Regime bombardment kills five civilians in Syria's Idlib – monitor

Air strikes on the largely opposition and rebel-controlled region of northern Idlib followed air raids on Tuesday night and Wednesday that killed 23 civilians.

This photo provided on May 21, 2019 by White Helmets, shows its defence worker loading a wounded man into an ambulance after Syrian regime air strikes hit the town of Maaret al Numan, Idlib province, Syria.
AP

This photo provided on May 21, 2019 by White Helmets, shows its defence worker loading a wounded man into an ambulance after Syrian regime air strikes hit the town of Maaret al Numan, Idlib province, Syria.

Syrian regime aircraft bombed several towns in north-western Syria on Thursday, killing five civilians as troops and militia battled rebels and opposition fighters on the ground, a war monitor said.

Bombardment of the largely rebel-controlled region of Idlib followed strikes on Tuesday night and Wednesday that killed 23 civilians, 12 of them at a busy market.

In neighbouring Hama province, Syrian troops battled for a third straight day to repel a rebel counterattack around the town of Kafr Nabuda, leaving 15 combatants dead, 11 of them rebels, the Syrian Observatory for Human Rights said.

Syrian regime forces retook the town on May 8, but the rebels retook most of it on Wednesday, the Britain-based monitor said.

More than 100 combatants have been killed in the fighting around Kafr Nabuda since Tuesday.

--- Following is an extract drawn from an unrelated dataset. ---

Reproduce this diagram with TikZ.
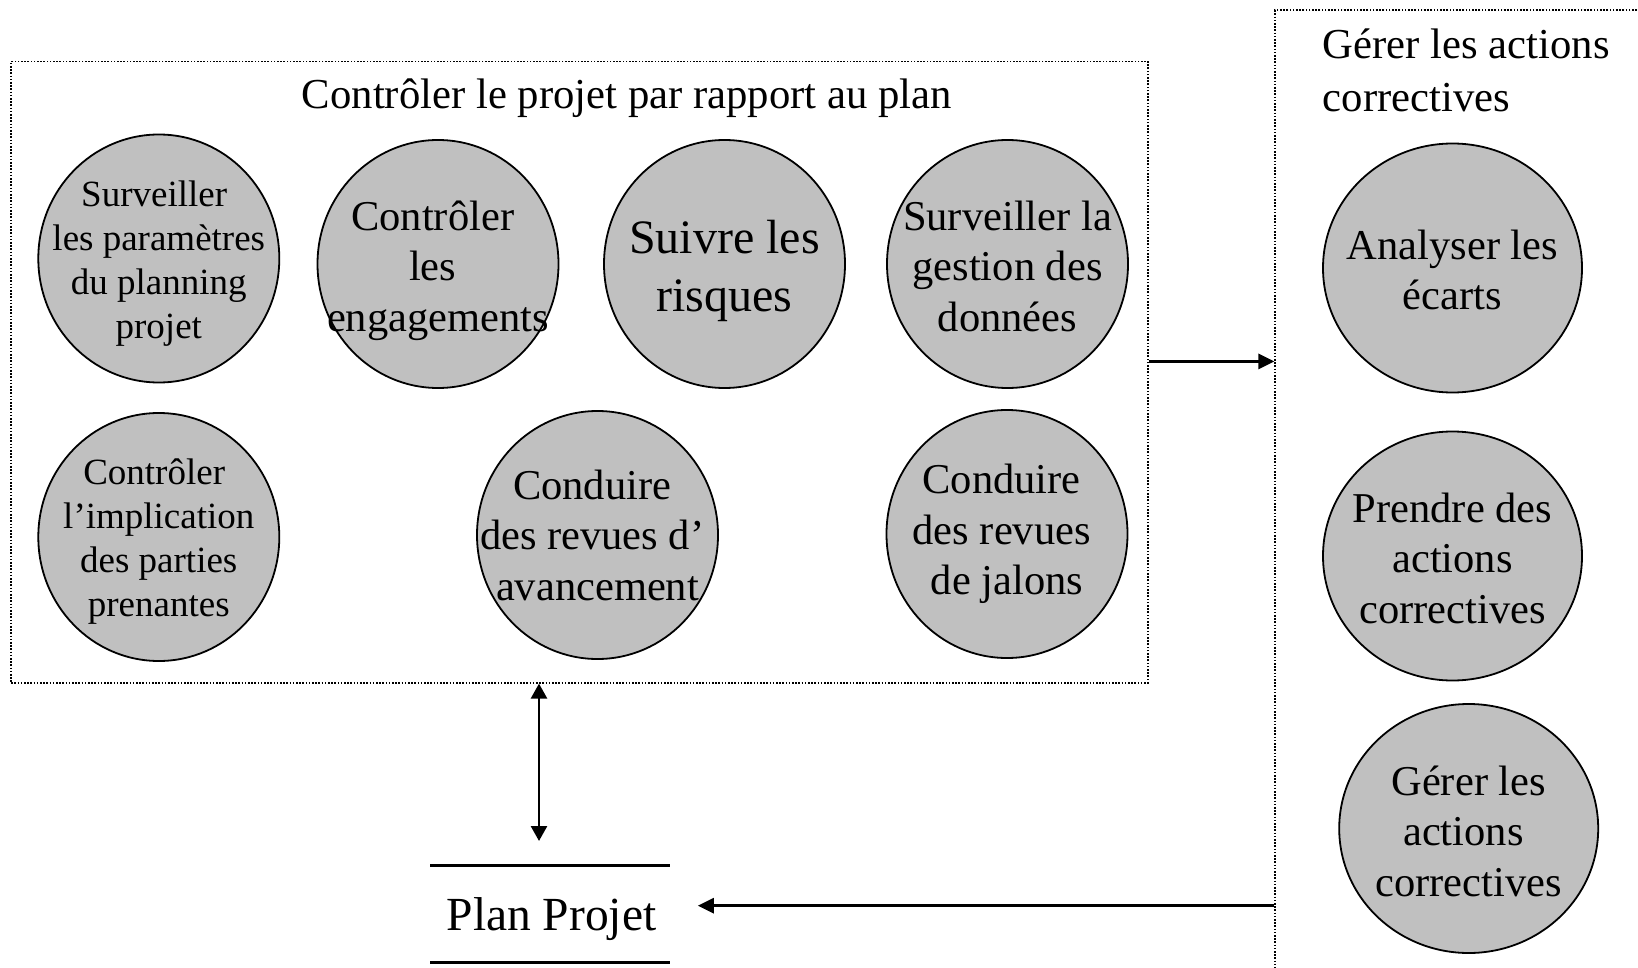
\documentclass[tikz,border=0pt]{standalone}
\usepackage{fontspec}
\setmainfont{Liberation Serif}
\usetikzlibrary{arrows.meta,shapes.geometric}
\definecolor{bubblegray}{HTML}{C0C0C0}
% a word space kept at the end of a centred line
\newcommand{\trailsp}{\hbox to 0.25em{}}
\begin{document}
\begin{tikzpicture}[x=1pt,y=-1pt,
  bubble/.style={ellipse,draw=black,line width=1.8pt,fill=bubblegray,inner sep=0pt,
    minimum width=241pt,minimum height=248pt},
  widebubble/.style={bubble,minimum width=259pt,minimum height=249pt},
  txt/.style={align=center,inner sep=0pt,font=\fontsize{42.5}{50.5}\selectfont},
  smalltxt/.style={txt,font=\fontsize{37}{44}\selectfont},
  bigtxt/.style={txt,font=\fontsize{48}{58}\selectfont},
  headtxt/.style={inner sep=0pt,font=\fontsize{42.7}{53}\selectfont},
  frame/.style={draw=black,line width=1.6pt,dash pattern=on 1.6pt off 1.6pt,inner sep=0pt},
  flow/.style={line width=2.8pt,-{Triangle[length=16pt,width=15pt]}},
  dflow/.style={line width=2.6pt,{Triangle[length=15pt,width=16pt]}-{Triangle[length=15pt,width=16pt]}},
  storeline/.style={line width=3pt},
]
\clip (0,0) rectangle (1638,968);
\fill[white] (0,0) rectangle (1638,968);

% group frames
\node[frame,anchor=north west,minimum width=1136.6pt,minimum height=621.4pt] (ctrl) at (10.4,60.6) {};
\node[frame,anchor=north west,minimum width=420pt,minimum height=1000pt] (gest) at (1274.4,9.4) {};

% group titles
\node[headtxt,anchor=base] (ctrlt) at (626.8,108.5) {Contrôler le projet par rapport au plan};
\node[headtxt,anchor=north west,align=left] (gestt) at (1322.5,28.5) {Gérer les actions\\correctives};

% activities of the control group
\node[bubble] (c1) at (158.8,258.5) {};
\node[smalltxt] (c1t) at ([yshift=-5pt]c1.center) {Surveiller\trailsp\\les paramètres\\du planning\\projet};
\node[bubble] (c2) at (438,264) {};
\node[txt] (c2t) at ([yshift=-6.5pt]c2.center) {Contrôler\trailsp\\les\trailsp\\engagements};
\node[bubble] (c3) at (724.5,264) {};
\node[bigtxt] (c3t) at ([yshift=-7pt]c3.center) {Suivre les\\risques};
\node[bubble] (c4) at (1007.5,264) {};
\node[txt] (c4t) at ([yshift=-2pt]c4.center) {Surveiller la\\gestion des\\données};
\node[bubble] (c5) at (158.8,537) {};
\node[smalltxt] (c5t) at ([yshift=-5pt]c5.center) {Contrôler\trailsp\\l’implication\\des parties\\prenantes};
\node[bubble] (c6) at (597.5,535) {};
\node[txt] (c6t) at (c6) {Conduire\trailsp\\des revues d’\trailsp\\avancement};
\node[bubble] (c7) at (1007,534) {};
\node[txt] (c7t) at (c7) {Conduire\trailsp\\des revues\trailsp\\de jalons};

% activities of the corrective-action group
\node[widebubble] (g1) at (1452.5,268) {};
\node[txt] (g1t) at ([yshift=-2pt]g1.center) {Analyser les\\écarts};
\node[widebubble] (g2) at (1452.5,556) {};
\node[txt] (g2t) at ([yshift=-2pt]g2.center) {Prendre des\\actions\\correctives};
\node[widebubble] (g3) at (1468.7,828.5) {};
\node[txt] (g3t) at ([yshift=-2.5pt]g3.center) {Gérer les\\actions\trailsp\\correctives};

% project plan data store
\node[inner sep=0pt,font=\fontsize{47.5}{56}\selectfont] (plan) at (551.5,919) {Plan Projet};
\draw[storeline] (430,865) -- (670,865);
\draw[storeline] (430,962) -- (670,962);
\coordinate (planin) at (539,841);
\coordinate (planout) at (697.8,905.7);

% flows
\draw[flow] (ctrl.east |- 0,361.4) -- (gest.west |- 0,361.4);
\draw[flow] (gest.west |- planout) -- (planout);
\draw[dflow] (ctrl.south -| planin) -- (planin);
\end{tikzpicture}
\end{document}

The Hayat Tahrir al Sham alliance, which is led by Al Qaeda's former Syria affiliate, controls much of Idlib as well as adjacent slivers of Aleppo, Hama and Latakia provinces.

Attack on Hmeymim Air Base

Also on Thursday, militants fired four rockets towards Russia's Hmeymim Air Base in Syria, but all the rockets were destroyed, RIA news agency cited Russia's defence ministry.

Syrian regime officer Mohammad Zuhair Kharboutly said on Thursday that Al Zara power station, close to the rebels' last stronghold in the country's northwest, has been repaired after insurgents bombed the facility the night before, kicking it offline.

The region is nominally protected by a buffer zone deal, but the regime and its ally Russia have escalated their bombardment in recent weeks, seizing several towns on its southern flank.

Humanitarian catastrophe

The UN has warned that an all-out offensive on Idlib region would lead to a humanitarian catastrophe for its nearly three million residents.

More than 200,000 people have already been displaced by the upsurge of violence since April 28, the UN has said.

A total of 20 health facilities have been hit by the escalation – 19 of which remain out of service, it added.